COLLECTED DATA

------

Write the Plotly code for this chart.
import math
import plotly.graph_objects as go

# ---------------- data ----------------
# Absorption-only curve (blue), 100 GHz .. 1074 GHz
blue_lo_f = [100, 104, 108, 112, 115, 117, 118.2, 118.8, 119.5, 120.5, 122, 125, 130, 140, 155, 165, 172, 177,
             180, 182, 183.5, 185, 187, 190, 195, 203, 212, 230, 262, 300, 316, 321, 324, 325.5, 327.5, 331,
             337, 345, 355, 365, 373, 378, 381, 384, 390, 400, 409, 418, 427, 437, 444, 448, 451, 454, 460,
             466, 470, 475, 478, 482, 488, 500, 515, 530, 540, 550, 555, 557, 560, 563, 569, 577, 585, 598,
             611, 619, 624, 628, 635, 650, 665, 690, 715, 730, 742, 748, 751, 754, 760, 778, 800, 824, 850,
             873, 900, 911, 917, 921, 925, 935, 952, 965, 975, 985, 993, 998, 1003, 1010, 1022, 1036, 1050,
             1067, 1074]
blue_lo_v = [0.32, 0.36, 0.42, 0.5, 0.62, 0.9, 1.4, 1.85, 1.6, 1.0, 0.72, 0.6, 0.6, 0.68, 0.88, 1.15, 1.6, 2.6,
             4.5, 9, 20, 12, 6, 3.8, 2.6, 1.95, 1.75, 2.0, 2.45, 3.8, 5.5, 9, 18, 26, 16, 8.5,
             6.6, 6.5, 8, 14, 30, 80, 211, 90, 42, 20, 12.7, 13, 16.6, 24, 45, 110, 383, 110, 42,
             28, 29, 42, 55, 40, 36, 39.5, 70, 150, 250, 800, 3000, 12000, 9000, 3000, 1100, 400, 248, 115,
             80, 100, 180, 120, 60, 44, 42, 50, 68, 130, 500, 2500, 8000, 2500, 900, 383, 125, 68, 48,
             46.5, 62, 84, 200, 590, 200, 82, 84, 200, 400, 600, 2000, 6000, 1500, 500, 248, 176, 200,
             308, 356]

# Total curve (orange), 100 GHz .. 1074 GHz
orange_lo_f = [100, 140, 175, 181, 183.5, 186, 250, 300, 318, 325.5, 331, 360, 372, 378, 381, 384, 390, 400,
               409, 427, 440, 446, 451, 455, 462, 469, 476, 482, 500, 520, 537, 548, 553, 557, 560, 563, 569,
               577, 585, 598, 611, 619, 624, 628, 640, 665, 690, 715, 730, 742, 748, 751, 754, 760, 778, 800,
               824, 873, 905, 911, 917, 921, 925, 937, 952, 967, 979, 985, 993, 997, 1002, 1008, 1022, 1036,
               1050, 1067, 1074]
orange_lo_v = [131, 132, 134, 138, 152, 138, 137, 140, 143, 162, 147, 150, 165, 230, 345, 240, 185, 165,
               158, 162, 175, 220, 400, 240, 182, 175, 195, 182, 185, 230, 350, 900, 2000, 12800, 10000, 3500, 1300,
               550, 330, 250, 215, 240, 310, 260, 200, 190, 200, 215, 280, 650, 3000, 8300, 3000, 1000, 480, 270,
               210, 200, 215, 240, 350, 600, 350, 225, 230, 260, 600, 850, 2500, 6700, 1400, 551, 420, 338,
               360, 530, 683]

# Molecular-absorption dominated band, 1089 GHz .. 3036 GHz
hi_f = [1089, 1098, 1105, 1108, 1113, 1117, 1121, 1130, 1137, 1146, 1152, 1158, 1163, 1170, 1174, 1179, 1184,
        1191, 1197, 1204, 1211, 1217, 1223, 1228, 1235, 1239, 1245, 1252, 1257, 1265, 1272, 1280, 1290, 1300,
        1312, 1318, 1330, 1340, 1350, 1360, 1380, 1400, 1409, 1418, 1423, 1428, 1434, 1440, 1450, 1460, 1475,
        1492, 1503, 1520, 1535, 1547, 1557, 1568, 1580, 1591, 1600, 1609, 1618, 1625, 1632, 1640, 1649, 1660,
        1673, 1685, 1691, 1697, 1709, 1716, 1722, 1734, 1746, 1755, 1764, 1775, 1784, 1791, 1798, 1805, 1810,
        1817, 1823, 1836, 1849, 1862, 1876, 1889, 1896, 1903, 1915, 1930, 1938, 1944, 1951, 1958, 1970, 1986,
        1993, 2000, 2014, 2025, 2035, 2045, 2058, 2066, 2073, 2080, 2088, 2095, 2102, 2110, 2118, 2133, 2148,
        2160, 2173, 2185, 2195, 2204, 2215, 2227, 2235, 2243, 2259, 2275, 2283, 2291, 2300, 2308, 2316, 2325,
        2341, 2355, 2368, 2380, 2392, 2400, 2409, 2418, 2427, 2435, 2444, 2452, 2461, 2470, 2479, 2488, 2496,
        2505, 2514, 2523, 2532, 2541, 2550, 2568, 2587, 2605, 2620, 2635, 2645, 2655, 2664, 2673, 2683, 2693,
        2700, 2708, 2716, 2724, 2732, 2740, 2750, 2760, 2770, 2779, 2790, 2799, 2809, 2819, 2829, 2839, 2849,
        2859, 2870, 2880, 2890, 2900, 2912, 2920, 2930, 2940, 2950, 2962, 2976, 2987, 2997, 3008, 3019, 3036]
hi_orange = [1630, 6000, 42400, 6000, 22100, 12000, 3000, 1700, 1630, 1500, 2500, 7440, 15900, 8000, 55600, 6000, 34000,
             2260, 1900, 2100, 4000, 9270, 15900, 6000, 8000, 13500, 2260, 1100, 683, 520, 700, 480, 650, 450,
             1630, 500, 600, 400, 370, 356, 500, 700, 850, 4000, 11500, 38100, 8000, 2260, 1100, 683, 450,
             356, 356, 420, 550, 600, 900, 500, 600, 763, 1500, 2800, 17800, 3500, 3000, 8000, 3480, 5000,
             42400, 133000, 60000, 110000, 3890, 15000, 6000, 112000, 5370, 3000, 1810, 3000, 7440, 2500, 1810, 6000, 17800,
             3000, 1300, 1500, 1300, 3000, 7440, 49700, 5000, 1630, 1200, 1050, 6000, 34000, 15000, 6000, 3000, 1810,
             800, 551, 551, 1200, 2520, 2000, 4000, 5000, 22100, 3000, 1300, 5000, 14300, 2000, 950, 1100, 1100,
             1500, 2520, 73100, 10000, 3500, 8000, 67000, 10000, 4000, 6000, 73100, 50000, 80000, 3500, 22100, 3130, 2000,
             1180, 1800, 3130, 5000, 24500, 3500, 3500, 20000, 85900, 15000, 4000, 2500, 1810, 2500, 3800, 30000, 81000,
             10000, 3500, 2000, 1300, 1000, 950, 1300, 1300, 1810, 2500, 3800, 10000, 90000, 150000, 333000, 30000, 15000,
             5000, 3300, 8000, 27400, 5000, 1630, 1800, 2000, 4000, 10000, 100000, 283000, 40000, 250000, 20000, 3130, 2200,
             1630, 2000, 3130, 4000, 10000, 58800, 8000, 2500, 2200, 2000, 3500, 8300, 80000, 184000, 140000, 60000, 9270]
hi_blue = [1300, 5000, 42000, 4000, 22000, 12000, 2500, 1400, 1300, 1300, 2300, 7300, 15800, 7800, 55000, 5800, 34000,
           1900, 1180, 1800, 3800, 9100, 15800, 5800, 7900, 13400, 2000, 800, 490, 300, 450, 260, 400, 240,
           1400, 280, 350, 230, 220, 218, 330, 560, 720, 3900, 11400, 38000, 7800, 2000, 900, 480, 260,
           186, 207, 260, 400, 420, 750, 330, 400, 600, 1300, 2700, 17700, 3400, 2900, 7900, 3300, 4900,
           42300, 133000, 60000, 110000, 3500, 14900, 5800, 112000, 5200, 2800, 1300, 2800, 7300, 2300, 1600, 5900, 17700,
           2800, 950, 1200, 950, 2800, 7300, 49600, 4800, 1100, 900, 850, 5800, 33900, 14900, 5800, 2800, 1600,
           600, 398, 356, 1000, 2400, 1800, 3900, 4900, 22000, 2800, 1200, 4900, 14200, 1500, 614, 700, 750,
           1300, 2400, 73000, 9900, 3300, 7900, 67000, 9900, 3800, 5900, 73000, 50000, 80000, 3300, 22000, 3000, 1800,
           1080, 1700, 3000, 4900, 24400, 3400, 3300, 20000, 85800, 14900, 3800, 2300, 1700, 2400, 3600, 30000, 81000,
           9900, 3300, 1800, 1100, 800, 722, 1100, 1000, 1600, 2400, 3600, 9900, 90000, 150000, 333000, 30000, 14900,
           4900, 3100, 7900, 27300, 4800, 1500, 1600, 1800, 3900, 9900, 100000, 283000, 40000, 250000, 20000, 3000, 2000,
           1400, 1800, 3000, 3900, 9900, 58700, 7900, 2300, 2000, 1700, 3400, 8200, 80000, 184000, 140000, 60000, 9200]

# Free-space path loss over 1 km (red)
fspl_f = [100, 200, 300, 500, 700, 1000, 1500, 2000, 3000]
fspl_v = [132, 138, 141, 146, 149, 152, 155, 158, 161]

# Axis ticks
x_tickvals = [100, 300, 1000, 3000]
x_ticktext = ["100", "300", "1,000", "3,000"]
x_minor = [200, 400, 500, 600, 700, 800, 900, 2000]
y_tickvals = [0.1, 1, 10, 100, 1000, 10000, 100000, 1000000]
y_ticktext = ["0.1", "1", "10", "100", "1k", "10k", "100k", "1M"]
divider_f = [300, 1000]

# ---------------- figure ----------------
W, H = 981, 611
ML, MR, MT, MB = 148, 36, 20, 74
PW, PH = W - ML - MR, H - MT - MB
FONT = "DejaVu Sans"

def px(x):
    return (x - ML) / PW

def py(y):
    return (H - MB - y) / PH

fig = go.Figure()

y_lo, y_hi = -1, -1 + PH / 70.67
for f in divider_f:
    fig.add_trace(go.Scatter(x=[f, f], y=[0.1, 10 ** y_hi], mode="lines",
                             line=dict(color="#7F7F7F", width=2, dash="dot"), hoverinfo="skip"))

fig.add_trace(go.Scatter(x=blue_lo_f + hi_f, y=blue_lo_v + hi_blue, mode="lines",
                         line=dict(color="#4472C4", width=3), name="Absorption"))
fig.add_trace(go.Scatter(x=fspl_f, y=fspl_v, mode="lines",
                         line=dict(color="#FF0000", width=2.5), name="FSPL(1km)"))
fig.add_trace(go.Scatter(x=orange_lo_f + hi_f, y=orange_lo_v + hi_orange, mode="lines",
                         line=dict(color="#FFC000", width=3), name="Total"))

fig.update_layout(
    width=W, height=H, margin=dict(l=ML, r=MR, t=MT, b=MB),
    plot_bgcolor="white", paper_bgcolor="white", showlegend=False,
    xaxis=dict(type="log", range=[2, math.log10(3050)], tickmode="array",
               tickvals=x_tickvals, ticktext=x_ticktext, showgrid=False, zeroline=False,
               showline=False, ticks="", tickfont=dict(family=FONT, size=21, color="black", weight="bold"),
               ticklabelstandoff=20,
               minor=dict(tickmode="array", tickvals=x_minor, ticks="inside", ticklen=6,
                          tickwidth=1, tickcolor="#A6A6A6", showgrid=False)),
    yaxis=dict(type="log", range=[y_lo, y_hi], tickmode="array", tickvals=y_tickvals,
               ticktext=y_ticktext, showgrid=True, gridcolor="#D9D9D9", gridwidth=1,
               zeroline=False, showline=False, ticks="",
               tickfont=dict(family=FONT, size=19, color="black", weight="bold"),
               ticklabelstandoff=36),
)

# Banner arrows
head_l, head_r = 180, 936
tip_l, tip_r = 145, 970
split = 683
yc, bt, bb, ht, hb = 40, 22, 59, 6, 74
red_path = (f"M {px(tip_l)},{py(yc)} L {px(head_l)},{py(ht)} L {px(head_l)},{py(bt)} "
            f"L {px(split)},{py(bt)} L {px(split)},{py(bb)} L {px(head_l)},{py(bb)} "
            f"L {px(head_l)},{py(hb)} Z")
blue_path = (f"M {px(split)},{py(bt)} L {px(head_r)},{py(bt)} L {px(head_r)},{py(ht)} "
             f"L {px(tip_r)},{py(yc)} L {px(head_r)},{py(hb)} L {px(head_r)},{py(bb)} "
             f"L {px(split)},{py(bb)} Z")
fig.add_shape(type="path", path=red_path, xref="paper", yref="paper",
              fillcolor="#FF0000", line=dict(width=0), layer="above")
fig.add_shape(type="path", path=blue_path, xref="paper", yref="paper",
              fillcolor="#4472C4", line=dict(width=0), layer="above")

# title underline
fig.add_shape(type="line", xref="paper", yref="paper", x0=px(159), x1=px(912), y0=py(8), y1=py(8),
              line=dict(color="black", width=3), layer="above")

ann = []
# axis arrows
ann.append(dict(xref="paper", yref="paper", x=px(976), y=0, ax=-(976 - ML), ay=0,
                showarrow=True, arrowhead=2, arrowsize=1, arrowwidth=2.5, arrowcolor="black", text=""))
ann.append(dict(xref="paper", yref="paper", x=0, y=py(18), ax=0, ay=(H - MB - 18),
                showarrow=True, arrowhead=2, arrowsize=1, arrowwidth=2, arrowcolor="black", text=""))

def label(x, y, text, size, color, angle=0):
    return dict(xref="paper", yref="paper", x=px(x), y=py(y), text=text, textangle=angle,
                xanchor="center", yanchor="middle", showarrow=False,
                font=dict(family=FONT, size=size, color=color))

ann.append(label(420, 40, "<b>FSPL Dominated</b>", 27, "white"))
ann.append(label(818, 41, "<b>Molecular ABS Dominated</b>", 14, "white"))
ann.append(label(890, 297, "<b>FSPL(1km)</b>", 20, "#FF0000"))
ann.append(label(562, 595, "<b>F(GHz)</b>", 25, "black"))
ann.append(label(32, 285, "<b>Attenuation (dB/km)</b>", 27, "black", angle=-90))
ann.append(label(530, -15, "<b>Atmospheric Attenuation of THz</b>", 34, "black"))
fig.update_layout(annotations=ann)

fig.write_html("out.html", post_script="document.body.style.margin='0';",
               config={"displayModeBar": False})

------

GOAL
Quote the listing above from its first line to the line with "import plotly.graph_objects as go", inclusive, and add nothing.

RESPONSE TO THE EXERCISE
Write the Plotly code for this chart.
import math
import plotly.graph_objects as go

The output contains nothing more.